[Records with drawing code]
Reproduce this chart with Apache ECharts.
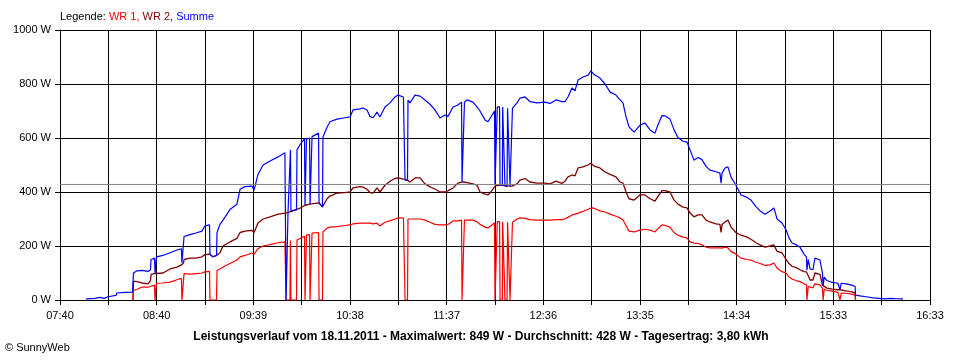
<!DOCTYPE html>
<html>
<head>
<meta charset="utf-8">
<script src="https://cdn.jsdelivr.net/npm/echarts@6/dist/echarts.min.js"></script>
<style>html,body{margin:0;padding:0;background:#fff}#c{width:960px;height:360px}</style>
</head>
<body>
<div id="c"></div>
<script>
// minutes since 07:40
const times = [15.9,21.4,24.5,27.0,29.4,30.6,34.3,34.9,39.8,44.4,
44.7,45.0,47.2,50.2,53.9,55.4,55.8,57.9,58.2,58.8,
59.1,63.1,67.4,68.6,71.7,74.4,74.7,75.7,76.0,79.6,
83.3,87.0,88.8,91.6,91.9,93.7,95.9,96.2,98.0,99.9,
104.1,108.4,110.3,113.3,117.6,118.9,121.3,124.4,128.7,133.6,
137.8,138.5,139.4,139.7,140.9,141.2,141.5,144.9,145.2,147.0,
149.8,150.1,150.7,151.0,152.9,153.2,154.1,154.4,158.4,158.7,
160.8,161.1,163.6,165.4,169.7,174.6,177.7,179.5,183.8,185.6,
188.1,189.9,191.8,194.2,196.0,199.1,202.2,205.2,207.1,210.4,
210.9,211.4,212.9,213.2,214.4,217.5,220.6,223.6,226.7,229.7,
232.8,235.9,237.7,240.8,243.8,246.0,246.3,247.5,247.8,249.3,
253.0,255.5,257.3,260.4,262.2,264.0,266.2,266.5,267.7,267.9,
269.3,269.6,271.0,271.2,272.4,272.6,273.9,274.2,275.4,275.7,
276.9,277.2,280.0,281.8,284.9,287.9,292.2,297.1,300.2,303.9,
307.5,309.4,311.2,313.7,315.5,317.4,320.4,323.5,325.3,327.2,
330.8,333.9,337.0,340.6,343.1,344.9,346.8,348.6,351.7,355.3,
358.4,361.5,364.5,366.4,368.8,370.6,373.7,376.2,378.6,381.7,
384.1,386.0,388.4,390.9,393.3,395.8,398.2,401.9,404.3,405.0,
405.6,407.4,409.2,411.1,414.1,417.2,420.9,423.3,426.4,428.9,
431.9,435.0,437.4,439.3,442.3,444.8,446.6,448.5,450.9,453.4,
455.8,457.3,457.6,458.1,458.4,459.5,461.3,462.5,465.6,467.1,
467.5,467.9,468.2,469.9,473.0,476.6,477.9,478.3,478.6,481.5,
485.2,487.1,487.4,490.1,493.8,498.1,499.3,505.4,508.5,511.6,516.5];

const summe = [4,6,10,6,12,15,17,26,28,29,
29,100,108,110,106,112,150,155,98,98,
160,165,175,176,185,190,137,137,235,242,
248,255,275,278,168,160,165,250,280,296,
335,355,410,420,422,407,465,500,515,530,
545,0,0,326,326,556,330,335,556,575,
598,352,352,595,600,355,355,605,618,360,
345,604,640,660,670,675,678,704,708,711,
704,680,675,696,678,715,730,752,759,752,
590,444,444,740,730,759,755,741,725,704,
674,685,680,715,722,733,437,437,733,741,
733,715,700,667,660,678,700,425,425,715,
715,425,425,715,715,422,422,710,710,422,
422,711,730,748,752,735,730,733,728,741,
735,735,752,785,775,815,826,833,849,835,
822,800,770,759,741,730,678,641,622,648,
655,630,618,650,683,682,670,630,602,588,
585,556,518,528,520,495,481,475,470,433,
470,489,493,455,425,389,380,370,346,330,
318,330,341,300,285,260,230,211,205,195,
170,160,110,110,150,115,112,155,148,100,
52,52,85,72,65,62,38,38,62,60,
55,50,18,15,12,8,4,4,6,5,4];

const wr2 = [null,null,null,null,null,null,null,null,null,null,
0,70,68,63,60,72,95,98,98,98,
98,100,115,118,122,130,135,137,150,155,
155,160,168,170,168,160,165,170,175,200,
215,228,250,255,258,250,285,300,308,318,
322,322,324,326,326,328,330,335,336,340,
350,352,352,355,355,355,355,356,360,360,
345,350,375,385,396,398,400,415,420,418,
410,398,396,415,400,425,440,450,452,448,
444,444,444,440,437,452,452,430,419,411,
400,400,405,415,433,437,437,437,437,435,
430,425,400,392,389,400,419,425,425,425,
425,425,425,424,424,422,422,422,422,422,
422,423,430,444,450,437,433,433,430,440,
432,440,456,463,460,489,493,500,507,496,
489,474,465,456,437,433,400,375,370,389,
389,375,366,385,405,405,400,370,355,344,
341,322,308,315,315,296,289,282,280,250,
280,289,296,270,250,240,233,225,212,204,
196,200,204,180,175,150,135,125,120,112,
105,104,104,100,90,74,74,100,95,55,
52,52,50,44,40,38,38,38,36,34,
30,26,0,null,null,null,null,null,null,null,null];

const wr1 = [null,null,null,null,null,null,null,null,null,null,
0,35,40,48,48,50,52,55,0,0,
62,63,66,72,75,80,0,0,98,96,
98,100,104,106,0,0,0,110,115,122,
135,148,160,165,174,170,190,200,205,212,
215,0,0,0,0,220,0,0,222,228,
236,0,0,240,242,0,0,248,250,0,
0,252,266,270,272,276,278,282,285,285,
285,285,282,285,274,288,293,300,304,304,
148,0,0,300,296,300,300,296,288,280,
278,278,280,293,293,296,0,0,296,296,
296,290,280,270,267,275,285,0,0,290,
290,0,0,290,290,0,0,288,288,0,
0,288,300,304,302,298,296,296,296,298,
298,300,306,315,318,322,328,336,341,340,
330,326,318,310,304,296,275,255,252,259,
262,259,252,265,278,276,270,250,240,233,
230,215,211,210,204,196,193,193,193,190,
192,196,193,180,170,155,150,148,140,135,
128,130,137,118,105,100,85,78,72,68,
60,56,0,0,50,46,45,60,56,44,
0,0,40,36,33,28,0,0,26,25,
22,18,0,null,null,null,null,null,null,null,null];

const xLabels = ['07:40','08:40','09:39','10:38','11:37','12:36','13:35','14:34','15:33','16:33'];
const yTicks = [0,200,400,600,800,1000];
const average = 428;
const titleText = 'Leistungsverlauf vom 18.11.2011 - Maximalwert: 849 W - Durchschnitt: 428 W - Tagesertrag: 3,80 kWh';
const copyright = '\u00A9 SunnyWeb';

const spanMinutes = 533;          // 07:40 .. 16:33
const gridSteps = 18;
const minPerStep = spanMinutes / gridSteps;

function toPairs(vals) {
  return times.map((t, i) => [t / minPerStep, vals[i]]);
}

const FONT = '"Liberation Sans", Arial, sans-serif';
const chart = echarts.init(document.getElementById('c'), null, {renderer: 'canvas'});
chart.setOption({
  animation: false,
  backgroundColor: '#ffffff',
  grid: {left: 60, right: 30, top: 30, bottom: 60, containLabel: false},
  title: [{
    text: '{a|Legende: }{b|WR 1, }{c|WR 2, }{d|Summe}',
    left: 60, top: 11, padding: 0,
    textStyle: {
      fontFamily: FONT, fontSize: 11, fontWeight: 'normal',
      rich: {
        a: {color: '#000000', fontFamily: FONT, fontSize: 11},
        b: {color: '#ff0000', fontFamily: FONT, fontSize: 11},
        c: {color: '#800000', fontFamily: FONT, fontSize: 11},
        d: {color: '#0000ff', fontFamily: FONT, fontSize: 11}
      }
    }
  }],
  graphic: [
    {type: 'text', x: 481, y: 337, style: {text: titleText, font: 'bold 12px ' + FONT, fill: '#000', align: 'center', verticalAlign: 'middle'}},
    {type: 'text', x: 5, y: 348, style: {text: copyright, font: '11px ' + FONT, fill: '#000', align: 'left', verticalAlign: 'middle'}}
  ],
  xAxis: {
    type: 'value', min: 0, max: gridSteps, interval: 1,
    axisLine: {show: true, lineStyle: {color: '#000', width: 1}},
    axisTick: {show: true, length: 5, lineStyle: {color: '#000'}},
    axisLabel: {
      margin: 10, color: '#000', fontFamily: FONT, fontSize: 11,
      formatter: v => { const i = Math.round(v); return i % 2 === 0 ? xLabels[i / 2] : ''; }
    },
    splitLine: {show: true, lineStyle: {color: '#000', width: 1}}
  },
  yAxis: {
    type: 'value', min: yTicks[0], max: yTicks[yTicks.length - 1], interval: yTicks[1] - yTicks[0],
    axisLine: {show: true, lineStyle: {color: '#000', width: 1}},
    axisTick: {show: true, length: 5, lineStyle: {color: '#000'}},
    axisLabel: {margin: 9, color: '#000', fontFamily: FONT, fontSize: 11, formatter: v => String(v) + ' W'},
    splitLine: {show: true, lineStyle: {color: '#000', width: 1}}
  },
  series: [
    {name: 'WR 2', type: 'line', data: toPairs(wr2), showSymbol: false, symbol: 'none', connectNulls: false,
     lineStyle: {color: '#800000', width: 1.3}, itemStyle: {color: '#800000'}, z: 2},
    {name: 'WR 1', type: 'line', data: toPairs(wr1), showSymbol: false, symbol: 'none', connectNulls: false,
     lineStyle: {color: '#ff0000', width: 1.2}, itemStyle: {color: '#ff0000'}, z: 3},
    {name: 'Summe', type: 'line', data: toPairs(summe), showSymbol: false, symbol: 'none', connectNulls: false,
     lineStyle: {color: '#0000ff', width: 1.2}, itemStyle: {color: '#0000ff'}, z: 4},
    {name: 'Durchschnitt', type: 'line', data: [[0, average], [gridSteps, average]], showSymbol: false, symbol: 'none',
     lineStyle: {color: '#808080', width: 1}, z: 5, silent: true}
  ]
});
</script>
</body>
</html>
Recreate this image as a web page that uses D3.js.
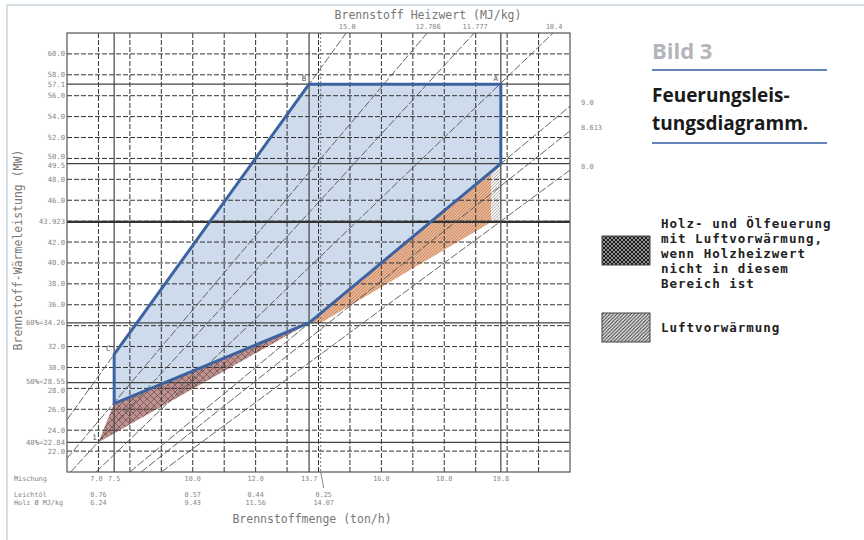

§ **Task directions**: Extract all lines from the data in which "this" is found.

§ **Solved problem**:
Reproduce this chart with Apache ECharts.
Recreate this image as a web page that uses D3.js.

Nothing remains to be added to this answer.